The tooth fabric 35 is preferably formed of a woven fabric woven by vertically and horizontally interlacing warp yarns and weft yarns according to a predetermined rule. The weaving manner of the woven fabric may be any of twill weave, satin weave and the like. The form of a warp yarn and a weft yarn may be any of a multifilament yarn obtained by aligning or twisting filaments (long fibers), a monofilament yarn as one long fiber, and a spun yarn obtained by twisting short fibers together. In the case where the warp yarn or weft yarn is a multifilament yarn or a spun yarn, it may be a blended twisted yarn or a blended spun yarn using a plurality of types of fibers. The weft yarn preferably contains an elastic yarn having stretchability. As the elastic yarn, for example, use can be made of a material itself having stretchability, such as spandex made of polyurethane, or a processed yarn obtained by stretching (e.g., woolly processing, crimping processing, etc.) of a fiber(s). Normally, elastic yarn is not used for a warp yarn. Therefore, weaving is easy. As the tooth fabric 35, it is preferable that the warp yarns of the woven fabric are disposed to extend in the belt width direction and the weft yarns are disposed to extend in the belt longitudinal direction. Accordingly, stretchability of the tooth fabric 35 in the belt longitudinal direction can be secured. The tooth fabric 35 may be disposed so that the weft yarns of the woven fabric are disposed to extend in the belt width direction and the warp yarns are disposed to extend in the belt longitudinal direction. In this case, the elastic yarn having stretchability may be used as the warp yarn. As the material of the fibers constituting the tooth fabric 35, any one or combination of nylon, aramid, polyester, polybenzoxazole, cotton, and the like can be adopted.

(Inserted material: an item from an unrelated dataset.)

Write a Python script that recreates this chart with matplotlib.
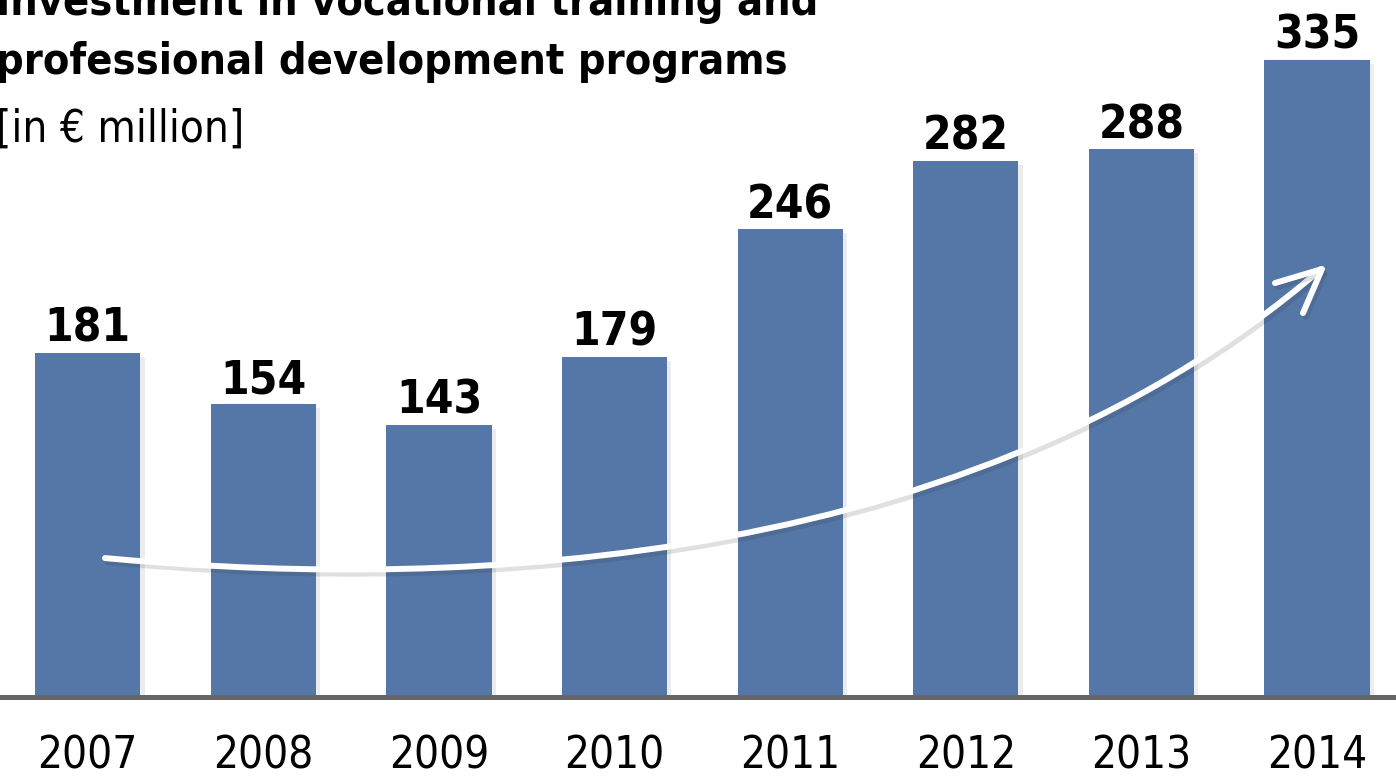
import matplotlib.pyplot as plt
import matplotlib.patheffects as pe
from matplotlib.path import Path
from matplotlib.patches import PathPatch

YEARS = ["2007", "2008", "2009", "2010", "2011", "2012", "2013", "2014"]
VALUES = [181, 154, 143, 179, 246, 282, 288, 335]

TITLE_1 = "Investment in vocational training and"
TITLE_2 = "professional development programs"
SUBTITLE = "[in € million]"

BAR_COLOR = "#5577a8"
FONT = ["DejaVu Sans"]
STRETCH = "condensed"

fig = plt.figure(figsize=(13.96, 7.78), dpi=100)
ax = fig.add_axes([0, 0.104, 1, 0.896])

x = range(len(YEARS))
bars = ax.bar(x, VALUES, width=0.6, color=BAR_COLOR, zorder=2)
for b in bars:
    b.set_path_effects([pe.SimplePatchShadow(offset=(3, -3), shadow_rgbFace="#999999", alpha=0.18),
                        pe.Normal()])

for i, v in enumerate(VALUES):
    ax.annotate(str(v), (i, v), xytext=(0, 8), textcoords="offset points",
                ha="center", va="baseline", fontsize=33, fontweight="bold",
                family=FONT, fontstretch=STRETCH, zorder=4)

ax.set_xlim(-0.5, 7.45)
ax.set_ylim(0, 366.5)
ax.set_xticks(list(x))
ax.set_xticklabels(YEARS, fontsize=31.5, family=FONT, fontstretch=STRETCH)
ax.tick_params(axis="x", length=0, pad=27)
ax.set_yticks([])
for s in ["left", "right", "top"]:
    ax.spines[s].set_visible(False)
ax.spines["bottom"].set_color("#666666")
ax.spines["bottom"].set_linewidth(3.6)
ax.spines["bottom"].set_zorder(3)

# growth arrow, placed in axes fractions
W, H = 1396.0, 697.0
def af(px, py):
    return (px / W, (H - py) / H)

curve = Path([af(105, 558), af(400, 585), af(950, 590), af(1321, 269)],
             [Path.MOVETO, Path.CURVE4, Path.CURVE4, Path.CURVE4])
head = Path([af(1275, 283), af(1322, 269), af(1303, 313)],
            [Path.MOVETO, Path.LINETO, Path.LINETO])
for p in (curve, head):
    patch = PathPatch(p, transform=ax.transAxes, facecolor="none", edgecolor="white",
                      linewidth=4.3, capstyle="round", joinstyle="round", zorder=5)
    patch.set_path_effects([pe.SimpleLineShadow(offset=(2, -3), shadow_color="#333333", alpha=0.15),
                            pe.Normal()])
    ax.add_patch(patch)

fig.text(-0.003, 1 - 15 / 778, TITLE_1, fontsize=31, fontweight="bold", family=FONT,
         fontstretch=STRETCH, ha="left", va="baseline")
fig.text(-0.003, 1 - 74 / 778, TITLE_2, fontsize=31, fontweight="bold", family=FONT,
         fontstretch=STRETCH, ha="left", va="baseline")
fig.text(-0.003, 1 - 142 / 778, SUBTITLE, fontsize=31.5, family=FONT,
         fontstretch=STRETCH, ha="left", va="baseline")

fig.savefig("out.png", dpi=100)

The woven fabric used as the tooth fabric 35 may be subjected to an adhesive treatment so as to enhance the adhesion with the belt main body 34. As the adhesive treatment, a method of immersing the woven fabric in a resorcinol-formalin-latex (RFL liquid), and then heating and drying to uniformly form an adhesive layer on the surface thereof is generally used. However, it is not limited thereto. A method of pretreating with an epoxy or isocyanate compound and then treating with the RFL liquid, as well as a method in which a rubber composition is dissolved in an organic solvent such as methyl ethyl ketone, toluene and xylene to form a rubber paste and the woven fabric is dipped in this rubber paste so as to impregnate and adhere the rubber composition, can also be adopted. These methods can be performed singly or in combination, and the order of processing and the number of times of processing are not particularly limited.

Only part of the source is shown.